On February 24, Moldovans Will Head to the Ballot Box to Elect a New Parliament
It is mostly around electoral cycles that Moldova (and its geopolitical significance) catches the eye of the international community. Typically, all the elections in the past decade have been branded as turning points or tests for the country’s democratic maturity. This is of course partly accurate every time, but the February 24 elections will take place against an especially troubled background: a new electoral law that was highly criticized by NGOs, experts, the Council of Europe, the EU and other international partners for being unfair, the annulment of the Chișinău mayoral elections in June 2018 and the ensuing international outrage, and the raising concerns about the country’s path – will it go East or West? And will it invite the Kremlin to play a part in the decision?

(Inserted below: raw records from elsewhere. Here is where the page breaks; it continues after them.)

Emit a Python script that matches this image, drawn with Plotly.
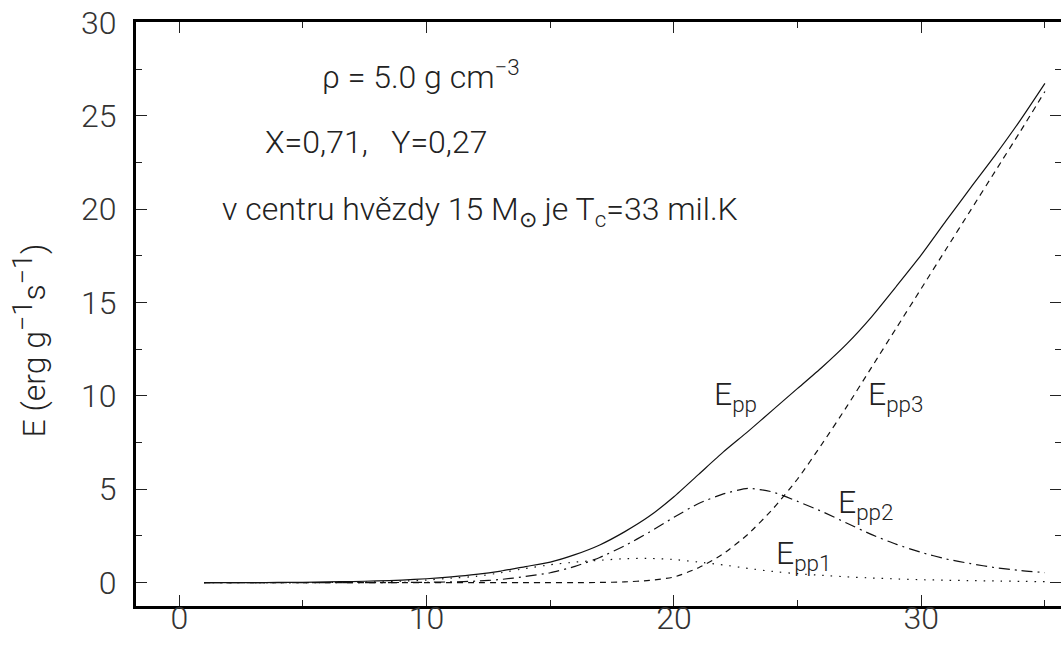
import plotly.graph_objects as go

# ---- data ----
T = list(range(1, 36))  # temperature, million K

E_pp = [0.0, 0.0, 0.0, 0.01, 0.02, 0.04, 0.06, 0.09, 0.14, 0.21,
        0.31, 0.44, 0.62, 0.86, 1.1, 1.5, 2.02, 2.72, 3.55, 4.6,
        5.8, 7.0, 8.1, 9.25, 10.4, 11.55, 12.8, 14.25, 15.88, 17.55,
        19.37, 21.15, 22.9, 24.75, 26.73]

E_pp1 = [0.0, 0.0, 0.0, 0.0, 0.0, 0.01, 0.02, 0.04, 0.08, 0.14,
         0.24, 0.34, 0.53, 0.76, 0.96, 1.1, 1.2, 1.28, 1.3, 1.24,
         1.1, 0.95, 0.76, 0.6, 0.48, 0.39, 0.31, 0.25, 0.2, 0.16,
         0.13, 0.11, 0.09, 0.07, 0.05]

E_pp2 = [0.0, 0.0, 0.0, 0.0, 0.0, 0.0, 0.0, 0.0, 0.01, 0.02,
         0.04, 0.08, 0.17, 0.33, 0.53, 0.87, 1.35, 1.97, 2.7, 3.5,
         4.24, 4.75, 5.05, 4.85, 4.35, 3.8, 3.18, 2.57, 2.05, 1.62,
         1.27, 1.02, 0.8, 0.65, 0.54]

E_pp3 = [0.0, 0.0, 0.0, 0.0, 0.0, 0.0, 0.0, 0.0, 0.0, 0.0,
         0.0, 0.0, 0.0, 0.0, 0.0, 0.0, 0.01, 0.04, 0.12, 0.3,
         0.8, 1.55, 2.6, 3.95, 5.55, 7.45, 9.45, 11.55, 13.65, 15.75,
         17.85, 19.95, 22.05, 24.15, 26.3]

x_ticks = [0, 10, 20, 30]
y_ticks = [0, 5, 10, 15, 20, 25, 30]

FONT = "Roboto"
TXT = "#222222"
LINE = "#111111"

def line(dash=None):
    d = dict(color=LINE, width=1.2, shape="spline", smoothing=0.6)
    if dash:
        d["dash"] = dash
    return d

fig = go.Figure()
fig.add_trace(go.Scatter(x=T, y=E_pp1, mode="lines", line=line("1.5px,7px"), showlegend=False))
fig.add_trace(go.Scatter(x=T, y=E_pp2, mode="lines", line=line("11px,5px,2px,5px"), showlegend=False))
fig.add_trace(go.Scatter(x=T, y=E_pp3, mode="lines", line=line("6px,5px"), showlegend=False))
fig.add_trace(go.Scatter(x=T, y=E_pp, mode="lines", line=line(), showlegend=False))
# invisible helper so the right-hand tick axis is rendered
fig.add_trace(go.Scatter(x=T, y=E_pp, mode="lines", line=dict(width=0), opacity=0,
                         yaxis="y2", hoverinfo="skip", showlegend=False))

tickfont = dict(family=FONT, size=32, color="#333333", weight=300)
minor_x = dict(dtick=5, tick0=0, ticks="inside", ticklen=6, tickcolor="#222", tickwidth=1.2, showgrid=False)
minor_y = dict(dtick=2.5, tick0=0, ticks="inside", ticklen=6, tickcolor="#222", tickwidth=1.2, showgrid=False)

fig.update_layout(
    width=1061, height=650,
    margin=dict(l=136, r=0, t=22, b=44),
    paper_bgcolor="white", plot_bgcolor="white",
    hovermode=False,
    xaxis=dict(range=[-1.75, 35.65], tickvals=x_ticks, ticks="inside", ticklen=11,
               tickwidth=1.2, tickcolor="#222", showline=True, linewidth=3, linecolor="black",
               mirror="ticks", showgrid=False, zeroline=False, tickfont=tickfont,
               automargin=False, ticklabelstandoff=-18, ticklabeloverflow="allow", minor=minor_x),
    yaxis=dict(range=[-1.25, 30.02], tickvals=y_ticks, ticks="inside", ticklen=11,
               tickwidth=1.2, tickcolor="#222", showline=True, linewidth=3, linecolor="black",
               mirror=False, showgrid=False, zeroline=False, tickfont=tickfont,
               automargin=False, ticklabelstandoff=10, ticklabeloverflow="allow", minor=minor_y),
    yaxis2=dict(range=[-1.25, 30.02], overlaying="y", side="right", tickvals=y_ticks,
                ticks="inside", ticklen=11, tickwidth=1.2, tickcolor="#222", showticklabels=False,
                showline=False, showgrid=False, zeroline=False, automargin=False, minor=minor_y),
)

afont = dict(family=FONT, size=32, color=TXT, weight=300)

annos = [
    dict(text="ρ = 5.0 g cm<sup>−3</sup>", x=9.77, y=27.2, xanchor="center"),
    dict(text="X=0,71,   Y=0,27", x=7.97, y=23.6, xanchor="center"),
    dict(text="v centru hvězdy 15 M<sub>⊙</sub> je T<sub>c</sub>=33 mil.K", x=12.16, y=19.9, xanchor="center"),
    dict(text="E<sub>pp</sub>", x=21.55, y=10.0, xanchor="left"),
    dict(text="E<sub>pp3</sub>", x=27.75, y=10.0, xanchor="left"),
    dict(text="E<sub>pp2</sub>", x=26.55, y=4.2, xanchor="left"),
    dict(text="E<sub>pp1</sub>", x=24.05, y=1.5, xanchor="left"),
]
for a in annos:
    fig.add_annotation(xref="x", yref="y", showarrow=False, yanchor="middle", font=afont, **a)

sup = "<sup><span style='font-size:27px'>−1</span></sup>"
fig.add_annotation(text="E (erg g" + sup + "s" + sup + ")", xref="paper", yref="paper",
                   x=-0.115, y=0.454, xanchor="center", yanchor="middle", textangle=-90,
                   showarrow=False, font=dict(family=FONT, size=32, color=TXT, weight=300))

# remove the default 8px page margin so the figure fills the window exactly
fig.write_html("out.html", config={"displayModeBar": False},
               post_script="document.body.style.margin='0';")
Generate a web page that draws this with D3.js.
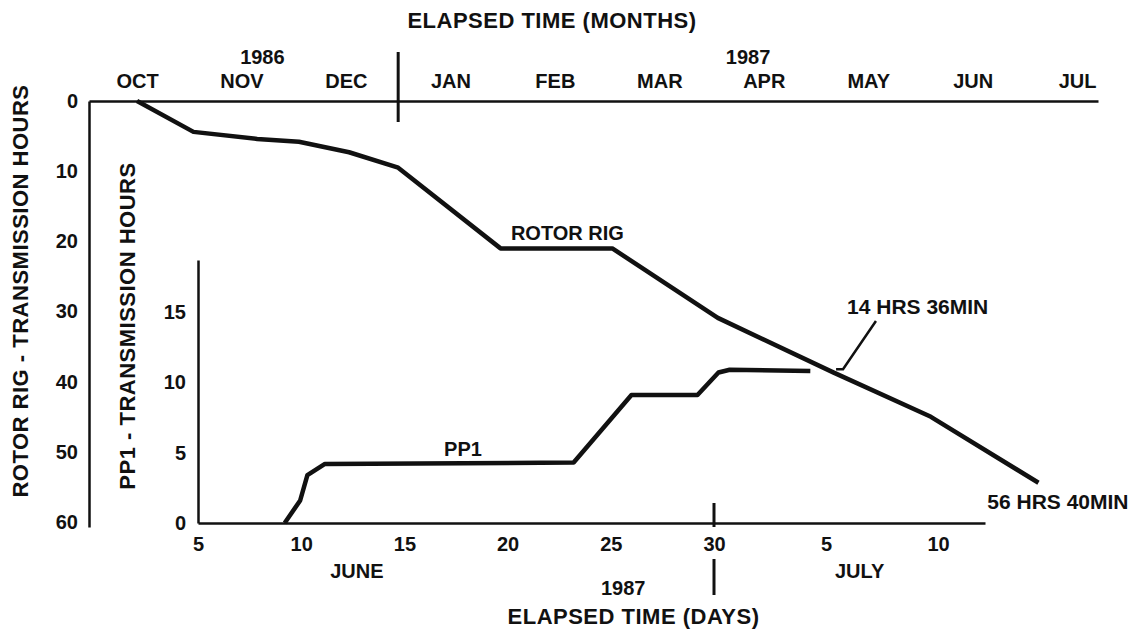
<!DOCTYPE html>
<html>
<head>
<meta charset="utf-8">
<script src="https://cdn.jsdelivr.net/npm/d3@7"></script>
<style>
body{margin:0;background:#fff;}
svg text{font-family:"Liberation Sans",Arial,sans-serif;font-weight:bold;fill:#111;}
.axis path{stroke:#111;stroke-width:2.5px;}
.axis text{font-size:20px;}
.title{font-size:22px;letter-spacing:0.5px;}
.lbl{font-size:20px;}
.note{font-size:21px;}
</style>
</head>
<body>
<div class="chart"></div>
<script>
// top axis - months, left axis - rotor rig hours
var months = ["OCT","NOV","DEC","JAN","FEB","MAR","APR","MAY","JUN","JUL"];
var years = ["1986","1987"];
var yearAt = [1.2, 5.85];   // month position of year label
var rotorTicks = [0,10,20,30,40,50,60];

// rotor rig curve (month index from OCT, hours)
var rotorMonth = [0, 0.54, 1.15, 1.55, 2.03, 2.5, 3.48, 4.55, 5.56, 6.67, 7.6, 8.63];
var rotorHours = [0, 4.4, 5.4, 5.8, 7.3, 9.5, 21.0, 21.0, 30.9, 38.7, 45.0, 54.4];

// bottom axis - days (june 5 .. july 10), inner axis - PP1 hours
var dayTicks = [5,10,15,20,25,30,35,40];
var ppTicks = [0,5,10,15];

// PP1 curve (day of june, >30 is july)
var ppDay = [9.2, 9.95, 10.3, 11.15, 23.2, 26.0, 29.2, 30.2, 30.7, 34.3];
var ppHours = [0, 1.6, 3.4, 4.2, 4.3, 9.1, 9.1, 10.7, 10.9, 10.8];

var xM = d3.scaleLinear().domain([-0.46, 9.2]).range([89, 1098]);
var yR = d3.scaleLinear().domain([0, 60.7]).range([101, 527]);
var xD = d3.scaleLinear().domain([5, 30, 40, 42.1]).range([198, 714, 938, 985]);
var yP = d3.scaleLinear().domain([0, 18.7]).range([523, 260]);

window.onload = function(){

    var svg = d3.select(".chart").append("svg")
        .attr("width", 1140)
        .attr("height", 631);

    // ---- axes ----
    svg.append("g").attr("class", "axis")
        .attr("transform", "translate(0," + yR(0) + ")")
        .call(d3.axisTop(xM).tickValues(d3.range(months.length))
            .tickFormat(function(i){ return months[i]; })
            .tickSize(0).tickPadding(13));

    svg.append("g").attr("class", "axis")
        .attr("transform", "translate(" + xM.range()[0] + ",0)")
        .call(d3.axisLeft(yR).tickValues(rotorTicks).tickSize(0).tickPadding(11));

    svg.append("g").attr("class", "axis")
        .attr("transform", "translate(0," + yP(0) + ")")
        .call(d3.axisBottom(xD).tickValues(dayTicks)
            .tickFormat(function(d){ return d > 30 ? d - 30 : d; })
            .tickSize(0).tickPadding(14));

    svg.append("g").attr("class", "axis")
        .attr("transform", "translate(" + xD.range()[0] + ",0)")
        .call(d3.axisLeft(yP).tickValues(ppTicks).tickSize(0).tickPadding(12));

    // year dividers
    svg.append("line")
        .attr("x1", xM(2.5)).attr("x2", xM(2.5))
        .attr("y1", 52).attr("y2", 122)
        .attr("stroke", "#111").attr("stroke-width", 3);
    svg.append("line")
        .attr("x1", xD(30)).attr("x2", xD(30))
        .attr("y1", 503).attr("y2", 527)
        .attr("stroke", "#111").attr("stroke-width", 3);
    svg.append("line")
        .attr("x1", xD(30)).attr("x2", xD(30))
        .attr("y1", 559).attr("y2", 595)
        .attr("stroke", "#111").attr("stroke-width", 3);

    // ---- titles ----
    svg.append("text").attr("class", "title")
        .attr("x", 552).attr("y", 28)
        .attr("text-anchor", "middle")
        .text("ELAPSED TIME (MONTHS)");

    svg.selectAll(".year").data(years).enter().append("text")
        .attr("class", "lbl year")
        .attr("x", function(d, i){ return xM(yearAt[i]); })
        .attr("y", 64)
        .attr("text-anchor", "middle")
        .text(function(d){ return d; });

    svg.append("text").attr("class", "title")
        .attr("transform", "translate(28," + 291 + ") rotate(-90)")
        .attr("text-anchor", "middle")
        .text("ROTOR RIG - TRANSMISSION HOURS");

    svg.append("text").attr("class", "title")
        .attr("transform", "translate(135," + 326 + ") rotate(-90)")
        .attr("text-anchor", "middle")
        .text("PP1 - TRANSMISSION HOURS");

    svg.append("text").attr("class", "lbl")
        .attr("x", xD(12.7)).attr("y", 578)
        .attr("text-anchor", "middle").text("JUNE");
    svg.append("text").attr("class", "lbl")
        .attr("x", xD(36.5)).attr("y", 578)
        .attr("text-anchor", "middle").text("JULY");
    svg.append("text").attr("class", "lbl")
        .attr("x", xD(25.6)).attr("y", 595)
        .attr("text-anchor", "middle").text("1987");

    svg.append("text").attr("class", "title")
        .attr("x", xD(26.1)).attr("y", 624)
        .attr("text-anchor", "middle")
        .text("ELAPSED TIME (DAYS)");

    // ---- curves ----
    var rotorLine = d3.line()
        .x(function(d){ return xM(d[0]); })
        .y(function(d){ return yR(d[1]); });

    var ppLine = d3.line()
        .x(function(d){ return xD(d[0]); })
        .y(function(d){ return yP(d[1]); });

    svg.append("path")
        .datum(d3.zip(rotorMonth, rotorHours))
        .attr("d", rotorLine)
        .attr("fill", "none").attr("stroke", "#111")
        .attr("stroke-width", 4.5).attr("stroke-linejoin", "round");

    svg.append("path")
        .datum(d3.zip(ppDay, ppHours))
        .attr("d", ppLine)
        .attr("fill", "none").attr("stroke", "#111")
        .attr("stroke-width", 4.5).attr("stroke-linejoin", "round");

    // ---- annotations ----
    svg.append("text").attr("class", "lbl")
        .attr("x", xM(4.12)).attr("y", yR(18.8)).attr("dy", "0.35em")
        .attr("text-anchor", "middle").text("ROTOR RIG");

    svg.append("text").attr("class", "lbl")
        .attr("x", xD(17.84)).attr("y", yP(5.29)).attr("dy", "0.35em")
        .attr("text-anchor", "middle").text("PP1");

    svg.append("text").attr("class", "note")
        .attr("x", xD(35.94)).attr("y", yP(15.36)).attr("dy", "0.35em")
        .text("14 HRS 36MIN");

    svg.append("path")
        .datum([[37.23, 14.36], [35.76, 10.93], [35.45, 10.93]])
        .attr("d", ppLine)
        .attr("fill", "none").attr("stroke", "#111").attr("stroke-width", 2.5);

    svg.append("text").attr("class", "note")
        .attr("x", xM(8.14)).attr("y", yR(57.1)).attr("dy", "0.35em")
        .text("56 HRS 40MIN");
};
</script>
</body>
</html>
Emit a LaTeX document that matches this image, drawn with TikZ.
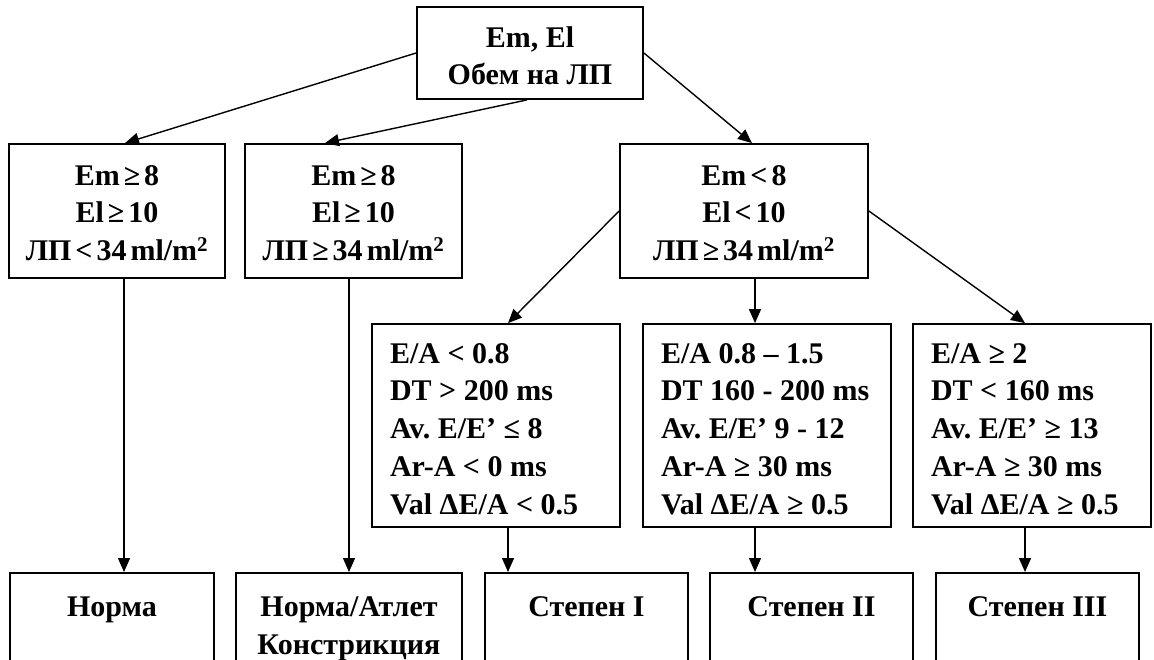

The question of whether the country might fall off the wagon (when it comes to its Europeanization) and land in Russia’s arms has gained particular importance in the past couple of years. Since the beginning of 2016, when a new government was sworn in amid social unrest, Moldova enjoyed government stability. Many inside and outside its borders hoped that this stability would bring important reforms and a judicial resolution of the billion dollar theft case. But since then, reports about Moldova’s progress in commitments to the EU and to other development partners show that, despite some limited achievements, the country has slid into a captive state situation, with almost nonexistent checks and balances. Rampant corruption and, even more concerning, the subordination of judicial bodies to one political-economic interest group affiliated with Vladimir Plahotniuc and his Democratic Party (DP) have shaken the perception in the West that Moldova is being run by a genuinely pro-European government. The court annulment of the mayoral elections in Chișinău, won by one the leaders of the opposition, is one such prime example.
The idea that a pro-Western government is opposing a pro-Russian president has also been shaken. Several instances in which the president was suspended when he did not approve legislation or appointments by the government, as well as cooperation in passing other legislation and the new contentious electoral law – which clearly favors the president’s Socialist Party – show that the relationship is more complex and perhaps mutually beneficial. Plahotniuc’s DP and Dodon’s Socialists parties share a fundamental objective, tested in the presidential elections of 2016 and the Chișinău mayoral elections of 2018: the truly pro-European opposition has to be prevented from winning. Not surprisingly, this is exactly the scenario that the Kremlin would like to see in post-election Moldova as well: the absence of a genuine pro-European political force. And Moscow will throw some of its weight behind this scenario.
These domestic developments, to which the West reacted with criticism, political pressure, and by suspending critical funding that the Moldovan government was counting on, also have an important geopolitical consequence. In the spectrum of attempted or concrete influence by the Kremlin in social and political processes in Central and Eastern Europe, Moldova has its own genre. While most CEE countries, given their various degrees of resilience or vulnerability, display some openings to Russian influence, Moldova is an example of influence not just by opportunity but also influence by invitation. With an outwardly pro-Russian president who seeks favors in Moscow and a corrupt political establishment that allows or condones and sometimes even partakes in money laundering schemes, pernicious energy deals or media manipulation, Moldova seems to be inviting the Kremlin, its affiliates, and various other interest groups in Russia to influence political choice both within government and among citizens.
So the negative factors seem to work in tandem for the February 24 elections: bad domestic governance and malign foreign influence. Expectations about the outcome are low and opinion polls indicate that the pro-European opposition bloc ACUM will have a hard time to reverse the status quo in the short run. And the status quo is what Moscow wants.
But not all is lost. With a strong commitment from the West and a more hands-on approach, Moldova could get back on course. Surveys also show that Moldovan citizens still have a slightly dominant pro-European preference and that their main concerns are the economy, corruption, and the quality of governance. These are all dimensions for which Western democracies have incomparably more to show than Russia and its Eurasian Economic Union. Moreover, no matter what orientation the next government of Moldova will have, pragmatism can prevail. This means that elites in Chișinău understand that the resources to fund Moldova’s development will come from the West. The EU, for instance, is both the leading trading partner and a large financial contributor to the country. All this is important leverage that the West can use to narrow the space for Russian influence. Fixing Moldova’s governance problems will, in the end, prevent the Kremlin from eating up more geostrategic real estate that is so important for the Euroatlantic community.